To the elders among you, I appeal as a fellow elder and a witness of Christ’s sufferings who also will share in the glory to be revealed: Be shepherds of God’s flock that is under your care, watching over them…(1 Peter 5:1,2).
In the gospels, Peter is often portrayed as a tough, sometimes impetuous, leader of men. If you needed protection; if you wanted to beef up your personal security; if, in a tense environment, you anticipated things getting rough, then Peter was the guy you wanted in your corner.
Among the early apostles, Peter was regarded among the churches as a super-apostle. The advantage he had over the Apostle Paul, was that during the 3-year ministry of Jesus, Peter had been one of His closest earthly friends.
And yet like most of us, Peter was multi-dimensional. R.C. Sproul calls him “a thundering paradox of a man”.
He was one of the three that the Lord Jesus most depended on for intercessory prayer while in the Garden of Gethsemane – and yet he struggled time and again with drowsiness in the face of certain, imminent peril.
He was the only one to attack – however misguided his swordplay – when Jesus was about to be arrested; but within a few hours, he had denied his Lord three times, even in response to questioning by a child.
I suspect the memory of that night, and of his less-than-stellar performance when His Lord was experiencing those excruciating hours of weighty, overbearing spiritual, physical, and psychological tyranny, was a burden he bore daily for the rest of his life. It was likely a primary source of the big fisherman’s humility.
Peter was one of the most privileged characters in all the Bible, having witnessed first-hand the Sermon on the Mount, the Transfiguration, multiple healings, and the Resurrection.
And when he was martyred under Nero in the mid-60s – crucified upside down – the 1st century church lost a colossal spiritual figure.
He is portrayed in the gospels as a natural and sometimes brash, leader. And yet his description of the work of local church elders shows sensitivity and a deep well of spiritual maturity and experience.
Notice that rather than pulling apostolic rank as he was entitled, Peter appeals rather as a fellow elder.
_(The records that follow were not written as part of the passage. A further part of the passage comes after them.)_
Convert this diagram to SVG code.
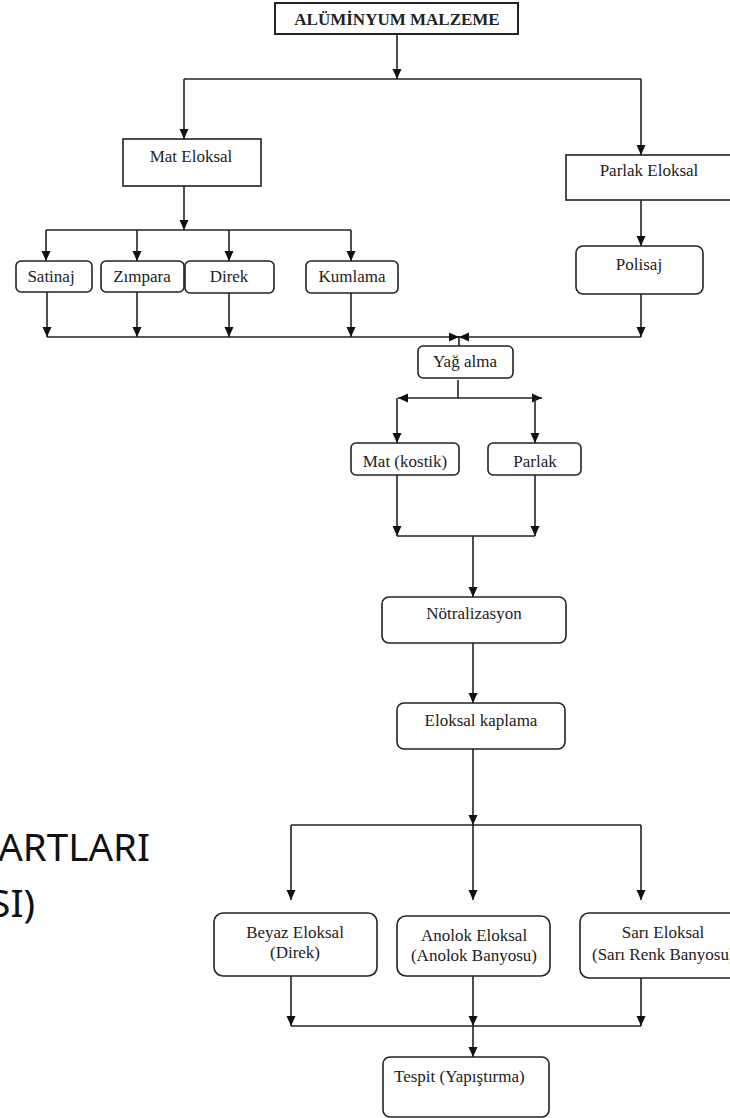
<svg xmlns="http://www.w3.org/2000/svg" width="730" height="1118" viewBox="0 0 730 1118">
<style>
  .box{fill:#fff;stroke:#222;stroke-width:1.6}
  .t{font-family:"Liberation Serif","Times New Roman",serif;font-size:17px;fill:#222;text-anchor:middle}
  .tb{font-weight:bold}
  .c{fill:none;stroke:#222;stroke-width:1.6}
  .side{font-family:"Noto Sans","Open Sans",sans-serif;font-size:38.5px;fill:#111;text-anchor:end}
</style>
<defs>
  <marker id="ah" markerUnits="userSpaceOnUse" markerWidth="10" markerHeight="10" refX="10" refY="5" orient="auto">
    <path d="M0,0.5 L10,5 L0,9.5 z" fill="#111"/>
  </marker>
</defs>
<rect width="730" height="1118" fill="#fff"/>

<g id="side-text">
  <text class="side" x="150" y="861">ARTLARI</text>
  <text class="side" x="35" y="917">SI)</text>
</g>

<g id="connectors">
  <path class="c" d="M397,34 V79" marker-end="url(#ah)"/>
  <path class="c" d="M184,79 H641"/>
  <path class="c" d="M184,79 V139" marker-end="url(#ah)"/>
  <path class="c" d="M641,79 V155" marker-end="url(#ah)"/>
  <path class="c" d="M184,186 V230" marker-end="url(#ah)"/>
  <path class="c" d="M46,230 H351"/>
  <path class="c" d="M46,230 V261" marker-end="url(#ah)"/>
  <path class="c" d="M137,230 V261" marker-end="url(#ah)"/>
  <path class="c" d="M229,230 V261" marker-end="url(#ah)"/>
  <path class="c" d="M351,230 V261" marker-end="url(#ah)"/>
  <path class="c" d="M47,292 V337" marker-end="url(#ah)"/>
  <path class="c" d="M137,292 V337" marker-end="url(#ah)"/>
  <path class="c" d="M229,293 V337" marker-end="url(#ah)"/>
  <path class="c" d="M351,293 V337" marker-end="url(#ah)"/>
  <path class="c" d="M641,200 V246" marker-end="url(#ah)"/>
  <path class="c" d="M641,294 V337" marker-end="url(#ah)"/>
  <path class="c" d="M47,337 H641"/>
  <path class="c" d="M449,337 H459" marker-end="url(#ah)"/>
  <path class="c" d="M469,337 H459" marker-end="url(#ah)"/>
  <path class="c" d="M459,337 V346"/>
  <path class="c" d="M458,380 V398"/>
  <path class="c" d="M458,398 H398" marker-end="url(#ah)"/>
  <path class="c" d="M458,398 H542" marker-end="url(#ah)"/>
  <path class="c" d="M397,398 V443" marker-end="url(#ah)"/>
  <path class="c" d="M535,398 V443" marker-end="url(#ah)"/>
  <path class="c" d="M397,475 V536" marker-end="url(#ah)"/>
  <path class="c" d="M535,475 V536" marker-end="url(#ah)"/>
  <path class="c" d="M397,536 H535"/>
  <path class="c" d="M473,536 V597" marker-end="url(#ah)"/>
  <path class="c" d="M473,643 V703" marker-end="url(#ah)"/>
  <path class="c" d="M473,749 V825" marker-end="url(#ah)"/>
  <path class="c" d="M291,825 H641"/>
  <path class="c" d="M291,825 V900" marker-end="url(#ah)"/>
  <path class="c" d="M473,825 V900" marker-end="url(#ah)"/>
  <path class="c" d="M641,825 V900" marker-end="url(#ah)"/>
  <path class="c" d="M291,976 V1026" marker-end="url(#ah)"/>
  <path class="c" d="M473,976 V1026" marker-end="url(#ah)"/>
  <path class="c" d="M641,978 V1026" marker-end="url(#ah)"/>
  <path class="c" d="M291,1026 H641"/>
  <path class="c" d="M473,1026 V1057" marker-end="url(#ah)"/>
</g>

<g id="n-aluminyum">
  <rect class="box" x="275" y="3" width="243" height="31" style="stroke-width:2"/>
  <text class="t tb" x="397" y="25">ALÜMİNYUM MALZEME</text>
</g>
<g id="n-mat-eloksal">
  <rect class="box" x="123" y="139" width="138" height="47"/>
  <text class="t" x="191" y="162">Mat Eloksal</text>
</g>
<g id="n-parlak-eloksal">
  <rect class="box" x="566" y="155" width="170" height="45"/>
  <text class="t" x="649" y="176">Parlak Eloksal</text>
</g>
<g id="n-satinaj">
  <rect class="box" x="16" y="261" width="76" height="31" rx="5"/>
  <text class="t" x="51" y="282">Satinaj</text>
</g>
<g id="n-zimpara">
  <rect class="box" x="101" y="261" width="83" height="31" rx="5"/>
  <text class="t" x="142" y="282">Zımpara</text>
</g>
<g id="n-direk">
  <rect class="box" x="185" y="261" width="89" height="32" rx="5"/>
  <text class="t" x="229" y="282">Direk</text>
</g>
<g id="n-kumlama">
  <rect class="box" x="306" y="261" width="92" height="32" rx="5"/>
  <text class="t" x="352" y="282">Kumlama</text>
</g>
<g id="n-polisaj">
  <rect class="box" x="576" y="246" width="127" height="48" rx="7"/>
  <text class="t" x="639" y="270">Polisaj</text>
</g>
<g id="n-yag-alma">
  <rect class="box" x="418" y="346" width="95" height="32" rx="5"/>
  <text class="t" x="465" y="367">Yağ alma</text>
</g>
<g id="n-mat-kostik">
  <rect class="box" x="351" y="443" width="108" height="32" rx="5"/>
  <text class="t" x="405" y="467">Mat (kostik)</text>
</g>
<g id="n-parlak">
  <rect class="box" x="488" y="443" width="93" height="32" rx="5"/>
  <text class="t" x="535" y="467">Parlak</text>
</g>
<g id="n-notralizasyon">
  <rect class="box" x="382" y="597" width="184" height="46" rx="7"/>
  <text class="t" x="474" y="619">Nötralizasyon</text>
</g>
<g id="n-eloksal-kaplama">
  <rect class="box" x="397" y="703" width="168" height="46" rx="7"/>
  <text class="t" x="481" y="726">Eloksal kaplama</text>
</g>
<g id="n-beyaz">
  <rect class="box" x="214" y="913" width="163" height="63" rx="9"/>
  <text class="t" x="295" y="938">Beyaz Eloksal</text>
  <text class="t" x="295" y="958">(Direk)</text>
</g>
<g id="n-anolok">
  <rect class="box" x="397" y="916" width="153" height="60" rx="9"/>
  <text class="t" x="474" y="941">Anolok Eloksal</text>
  <text class="t" x="474" y="961">(Anolok Banyosu)</text>
</g>
<g id="n-sari">
  <rect class="box" x="580" y="913" width="170" height="65" rx="9"/>
  <text class="t" x="663" y="938">Sarı Eloksal</text>
  <text class="t" x="592" y="960" style="text-anchor:start">(Sarı Renk Banyosu)</text>
</g>
<g id="n-tespit">
  <rect class="box" x="383" y="1057" width="166" height="60" rx="7"/>
  <text class="t" x="394" y="1082" style="text-anchor:start">Tespit (Yapıştırma)</text>
</g>
</svg>
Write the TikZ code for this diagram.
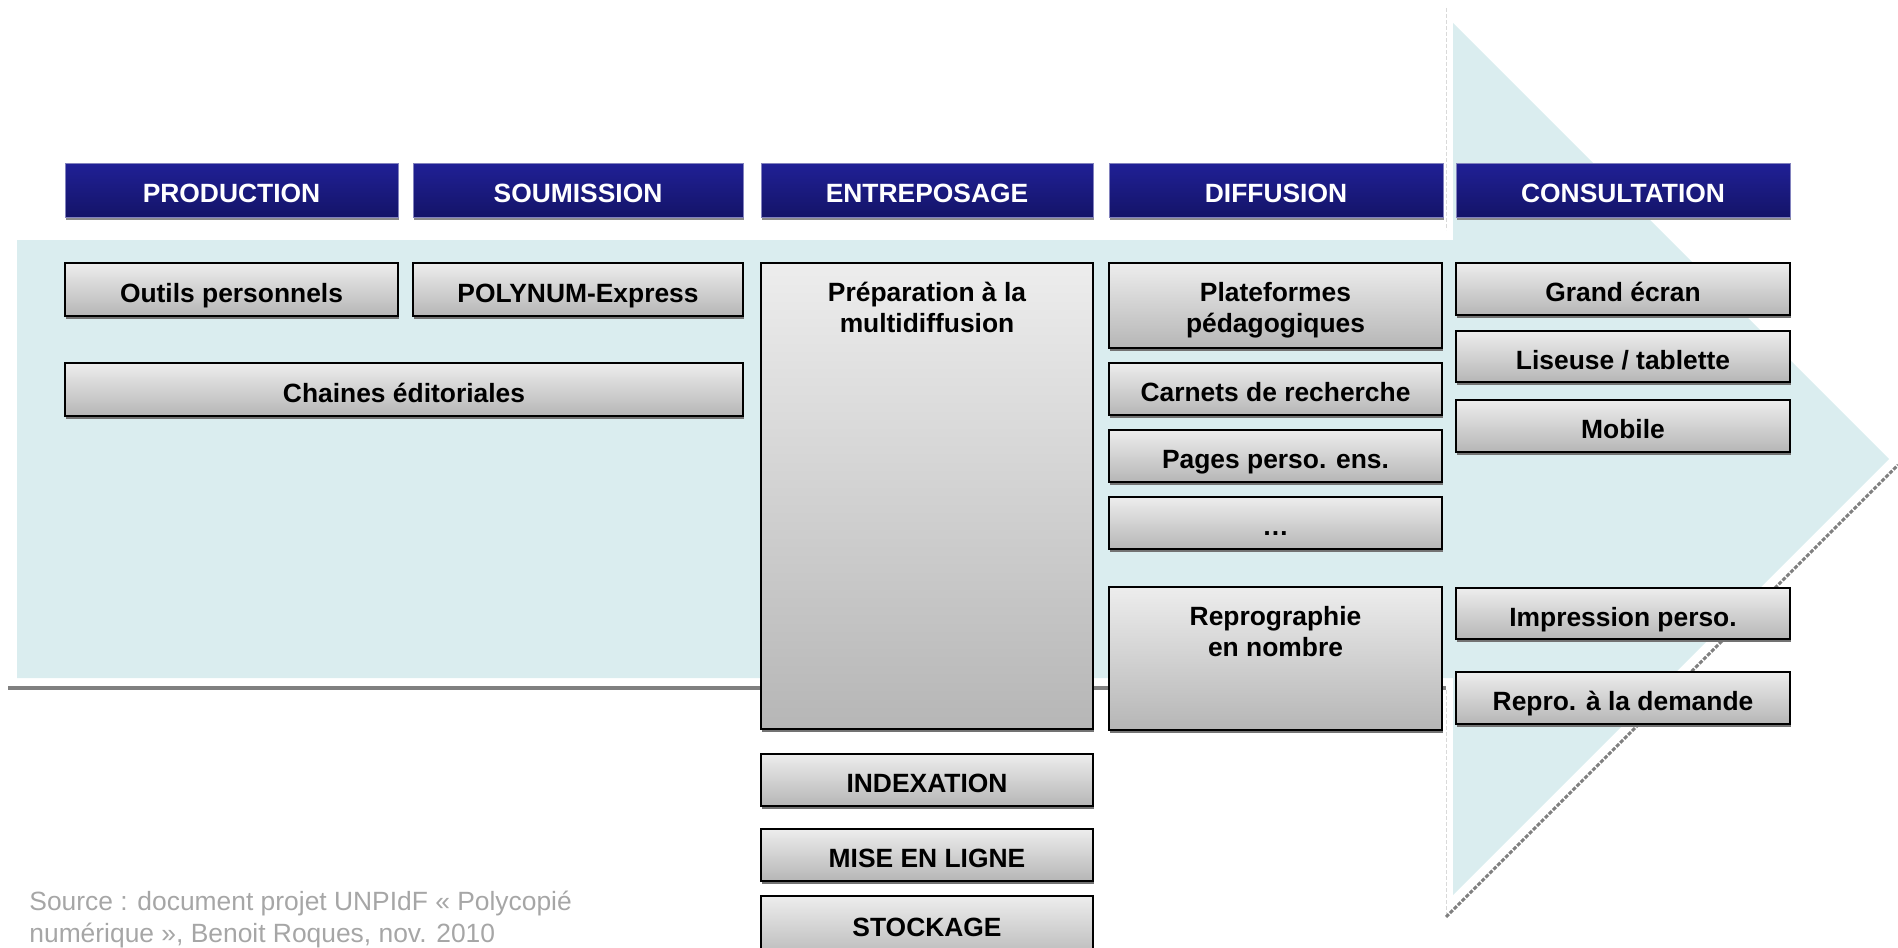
\documentclass[tikz,border=0pt]{standalone}
\usepackage{fontspec}
\setmainfont{Liberation Sans}
\usetikzlibrary{shadows}
\definecolor{bgblue}{RGB}{218,237,239}
\definecolor{hdtop}{RGB}{32,32,150}
\definecolor{hdbot}{RGB}{20,20,104}
\definecolor{hdline}{RGB}{130,130,190}
\definecolor{boxtop}{RGB}{237,237,237}
\definecolor{boxbot}{RGB}{182,182,182}
\definecolor{srcgray}{RGB}{166,166,166}
\newcommand\placebox[7][]{%
  \pgfmathsetmacro\bxcx{(#3+#5)/2}%
  \pgfmathsetmacro\bxcy{(#4+#6)/2}%
  \pgfmathsetmacro\bxw{(#5-#3)*0.5}%
  \pgfmathsetmacro\bxh{(#6-#4)*0.5}%
  \node[#1, minimum width=\bxw pt, minimum height=\bxh pt] (#2) at (\bxcx,\bxcy) {#7};}
\tikzset{
  hdr/.style={draw=hdline, line width=0.5pt, top color=hdtop, bottom color=hdbot,
    text=white, font=\bfseries\fontsize{13.2}{15.5}\selectfont, inner sep=0pt,
    text height=12pt, text depth=0pt,
    drop shadow={shadow xshift=0.5pt, shadow yshift=-1.5pt, fill=black!45, opacity=1}},
  gbox/.style={draw=black, line width=1pt, top color=boxtop, bottom color=boxbot,
    font=\bfseries\fontsize{13.2}{15.5}\selectfont, inner sep=0pt,
    text height=12.5pt, text depth=0pt,
    drop shadow={shadow xshift=0.5pt, shadow yshift=-1.5pt, fill=black!55, opacity=1}},
  lbl/.style={font=\bfseries\fontsize{13.2}{15.5}\selectfont, align=center, inner sep=0pt, anchor=north},
  faint/.style={draw=black!15, line width=0.5pt, dash pattern=on 2pt off 1pt},
}
\begin{document}
\begin{tikzpicture}[x=0.5pt, y=-0.5pt]
\useasboundingbox (0,0) rectangle (1898,947);
% background arrow
\fill[bgblue] (17,240) -- (1453,240) -- (1453,23) -- (1889,459) -- (1453,895) -- (1453,678) -- (17,678) -- cycle;
% shadow outline of the arrow
\coordinate (s1) at (1446,8);
\coordinate (s2) at (1446,230);
\coordinate (s3) at (1446,690);
\coordinate (s4) at (1446,917);
\coordinate (s5) at (1898,465);
\coordinate (g1) at (8,688);
\coordinate (g2) at (1446,688);
\draw[faint] (s1) -- (s2);
\draw[faint] (s3) -- (s4);
\draw[black!50, line width=2pt] (g1) -- (g2);
\draw[black!50, line width=1.5pt, dash pattern=on 2pt off 0.8pt] (s4) -- (s5);
% headers
\placebox[hdr]{hprod}{65}{163}{398}{217}{PRODUCTION}
\placebox[hdr]{hsoum}{413}{163}{743}{217}{SOUMISSION}
\placebox[hdr]{hentr}{761}{163}{1093}{217}{ENTREPOSAGE}
\placebox[hdr]{hdiff}{1109}{163}{1443}{217}{DIFFUSION}
\placebox[hdr]{hcons}{1456}{163}{1790}{217}{CONSULTATION}
% production / soumission
\placebox[gbox]{outils}{65}{263}{398}{316}{Outils personnels}
\placebox[gbox]{polynum}{413}{263}{743}{316}{POLYNUM-Express}
\placebox[gbox]{chaines}{65}{363}{743}{416}{Chaines éditoriales}
% entreposage
\placebox[gbox]{prep}{761}{263}{1093}{729}{}
\node[lbl] (preptxt) at (927,282) {Préparation à la\\multidiffusion};
\placebox[gbox]{index}{761}{754}{1093}{806}{INDEXATION}
\placebox[gbox]{mise}{761}{829}{1093}{881}{MISE EN LIGNE}
\placebox[gbox]{stock}{761}{896}{1093}{962}{}
\node[font=\bfseries\fontsize{13.2}{15.5}\selectfont, inner sep=0pt, anchor=base] (stocktxt) at (927,936) {STOCKAGE};
% diffusion
\placebox[gbox]{plat}{1109}{263}{1442}{348}{}
\node[lbl] (plattxt) at (1275.5,282) {Plateformes\\pédagogiques};
\placebox[gbox]{carnets}{1109}{363}{1442}{415}{Carnets de recherche}
\placebox[gbox]{pages}{1109}{430}{1442}{482}{Pages perso. ens.}
\placebox[gbox]{dots}{1109}{497}{1442}{549}{…}
\placebox[gbox]{repro}{1109}{587}{1442}{730}{}
\node[lbl] (reprotxt) at (1275.5,606) {Reprographie\\en nombre};
% consultation
\placebox[gbox]{grand}{1456}{263}{1790}{315}{Grand écran}
\placebox[gbox]{liseuse}{1456}{331}{1790}{382}{Liseuse / tablette}
\placebox[gbox]{mobile}{1456}{400}{1790}{452}{Mobile}
\placebox[gbox]{impr}{1456}{588}{1790}{639}{Impression perso.}
\placebox[gbox]{reprod}{1456}{672}{1790}{724}{Repro. à la demande}
% source
\node[font=\fontsize{13.2}{16}\selectfont, text=srcgray, align=left, anchor=north west, inner sep=0pt] (src) at (29,891) {Source : document projet UNPIdF « Polycopié\\numérique », Benoit Roques, nov. 2010};
\end{tikzpicture}
\end{document}
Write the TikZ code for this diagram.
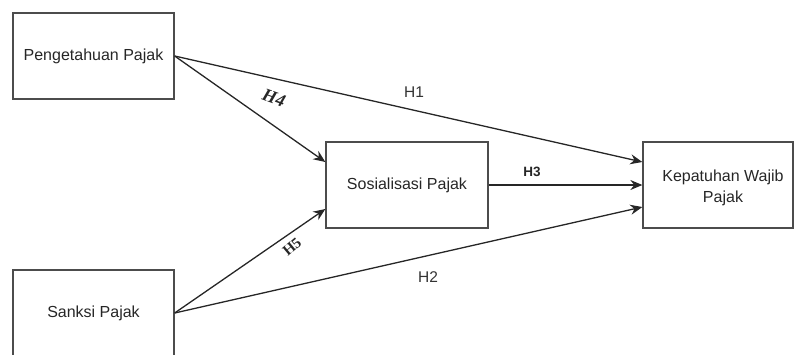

The ESV translates v.1: “So I exhort the elders among you, as a fellow elder and a witness of the sufferings of Christ”.
Then the Apostle builds on his instructions to elders with this exhortation:“shepherd the flock of God that is among you, exercising oversight (the NKJV uses the term “overseers”), not under compulsion, but willingly, as God would have you…” (v.2, ESV).
In these 2 verses, Peter has used 3 common Greek terms that help define the role and job description of spiritual leaders in the local church:
- elder (Gk presbuteros) in v.1 – someone older, wiser, experienced.
- shepherd/pastor (Gk poimaino) in v.2 – a shepherd who feeds, protects, leads.
- overseer, or bishop in the KJV (Gk episkopeo) also in v.2 – a supervisor; often used in a military context of a general inspecting his troops to ensure they are properly resourced and battle-ready.
Peter uses a phrase in verse 1 that is not to be missed: “the elders among you”. This wording reminds us of the principle of leadership plurality which seems to be the norm among New Testament churches – multiple elders functioning together to provide direction and guidance.
And it draws attention to the positioning of the elders among the flock – and leading from within, not installed above and ruling over the flock of God’s people in the local church.
Peter continues in verse 3:“not domineering over those in your charge, but being examples to the flock”.
The concept here is what is often called “servant leadership”, a term that has been in vogue among management gurus since the term was coined over 60 years ago.
The concept is demonstrated by one who serves others by leading them; or, who leads by serving. However, leaders must also possess the strength to warn, to confront sin, and to make unpopular decisions.
The ultimate example of servant-leadership is the Lord Jesus.
And when the chief Shepherd appears, you will receive the unfading crown of glory (v.4). Peter here reminds every local elder that he is only an under-shepherd. The sheep belong to Christ; He is the One who died for them, and whose eternal possession they are.
Takeaway: I’m convinced the New Testament assumes every believer is a part of a local Body; that is the context in which their spiritual gifts are to serve others. The current trend of “free agent Christians” who connect in multiple churches, really connect in none – at least as the depth of that connection is defined in the Scriptures.
And when in fellowship in a local Body, every believer is to be protected from false teaching, to receive biblical feeding, and to experience an environment conducive to spiritual health.
That’s the explicit desire of the Good Shepherd as He delegates to under-shepherds: local church elders who labour at spiritual oversight, and the proclamation of the Gospel of Christ.